Throughout Welfare to Work, the coalition has provided greater assistance for the long-term and the very long term unemployed in getting a job. Given the extraordinary emotional and physical detrimental effects that long-term unemployment can have on an individual person, we are proud of the fact that so many more Australians have been given a decent life chance in this nation as a result of our Welfare to Work reforms.
It is not just unemployed parents and single mums who suffer when they cannot get work—there are 600,000 children in Australia who do not have a household breadwinner. We inherited that from Labor. Under our Welfare to Work changes we now have a situation where, instead of parents staying on the single parent pension until their youngest child is 16, they are assisted into at least a part-time job when their youngest child turns six. This means that we are going to break the cycle of intergenerational despair and distress caused by one generation after another not being able to get work. This particularly affects Indigenous Australians. As part of our recent move into the Northern Territory in an emergency response to the enormous distress there, we are going to change the intergenerational cycle of disadvantage that has seen unemployed Indigenous people with a very different set of life experiences to other Australians.
Right across the board we are now seeing mothers being helped to find work, which means that they have hope of offering their children a different life to that which they experienced, having been outside the job market for so long. In particular, we have record numbers of job placements for sole parents. In the last 12 months, over 44,000 sole parents have been helped to find work, around 50,000 Indigenous Australians have been helped into work and 11,000 people on disability support pensions were helped to move into work.

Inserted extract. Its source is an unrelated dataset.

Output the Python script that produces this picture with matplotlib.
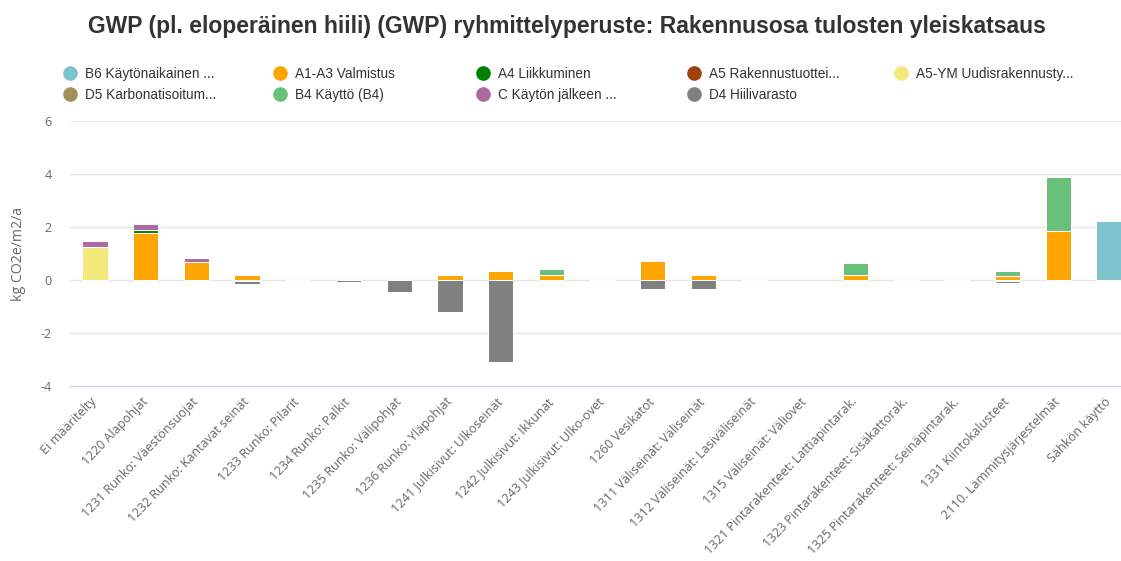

I thought it amusing that the member for Canberra suggested that there was an issue in Australia about an ageing population and people with disability wanting work. Well, hello! None of those issues were addressed under the Labor regime, but our Treasurer produced for the first time in a developed nation an intergenerational report that documented very carefully exactly what the impacts would be of our changing demographics—our baby boomer generation moving into retirement, with lower rates of fertility meaning that, coming up behind them, there will not be a similar sized workforce to be the taxpayers and to support working age people on welfare and older aged people as our country moves forward. This government has responded to the intergenerational issues through a whole range of measures including superannuation changes and different incentives for saving, but, in particular, by raising workforce participation.
The Social Security Amendment (2007 Measures No. 1) Bill 2007 is an extraordinarily important further development of the ways in which we are assisting some of Australia’s most disadvantaged to move into either part-time or full-time work. The point about work is that in our society, as in so many others, you are what you do. If you are denied independence through your own capacity to work, your self-esteem will often suffer, you will often be stigmatised in our society and your children will be less likely to work. This bill, by making eligibility for mobility allowance more consistent, continues the focus under the Welfare to Work reforms to ensure greater fairness in the treatment of groups with similar needs. It upholds the Howard government’s commitment to make it easier for people with disabilities who can work 15 or more hours a week to find work in the open labour market. We changed access to disability support pensions under Welfare to Work reforms. We say that if you can do at least 15 hours of work a week in open employment, after two years of support if needed, we will help you to find a job. If you have a capacity for some work, we are not going to simply dismiss your future work opportunities by parking you on the disability support pension.
Our higher rate of mobility allowance was introduced under Welfare to Work to encourage people with disabilities into the open labour market. This bill remains consistent with that original intent. The bill was supported by the Senate Standing Committee on Employment, Workplace Relations and Education. The bill also supports greater equity for young people who are looking for work and are claiming youth allowance. It helps ensure that all young people who are transferring from youth allowance—these are full-time students to youth allowance job seekers—will be linked promptly with assistance from Centrelink for job searching when they cease full-time study. We want to transition people quickly so that there is no chance of them becoming despairing and long-term unemployed. The result will be that young people’s labour market potential will be very substantially improved.
Welfare to Work reforms that support parents are being extended. Partnered parenting payment recipients who have a partial work capacity due to disability will have access to more support in the form of concessions and supplements. This additional support is consistent with that received by disability support pensioners. We are making sure that there is equity across the way our welfare support is administered and accessed. In addition, current disincentives in the income support system for people with the shared care of a child will be removed. There will be increased access to higher payment rates for these people. This recognises the costs incurred by parents who share the care of a child—even though the child may not live with them—and reflects important recommendations of the 2006 ministerial task force’s report on child support. The bill also rectifies an oversight that currently prevents job seekers who are 55 or over from combining self-employment—as well as other types of employment—with voluntary work in order to meet their activity test requirements. This was the original intention of the Welfare to Work measures.
I will say once again that our Welfare to Work reforms are the most important thing to have happened since 1996 for those who were unemployed during the Labor regime. We have seen the most substantial assistance—and a response to that assistance—coming through where people with disabilities, parents, the long-term unemployed, Indigenous people and mature age workers have found a new lease of life through employment. There has never been a better time to get a job in this country because of the very steady hand on the tiller in terms of economic management. Both despite the domestic shocks of things like the worst drought on record and the worst floods on record and despite the international shocks such as the war on terrorism, SARS epidemics, oil crises and so on, our Treasurer and our Prime Minister, John Howard, have presided over the most significant economic growth this country has ever seen. They have kept this country stable and that has enabled record numbers of the 2.5 million unemployed working age people that we inherited from Labor to move into work. I therefore commend this bill to the House.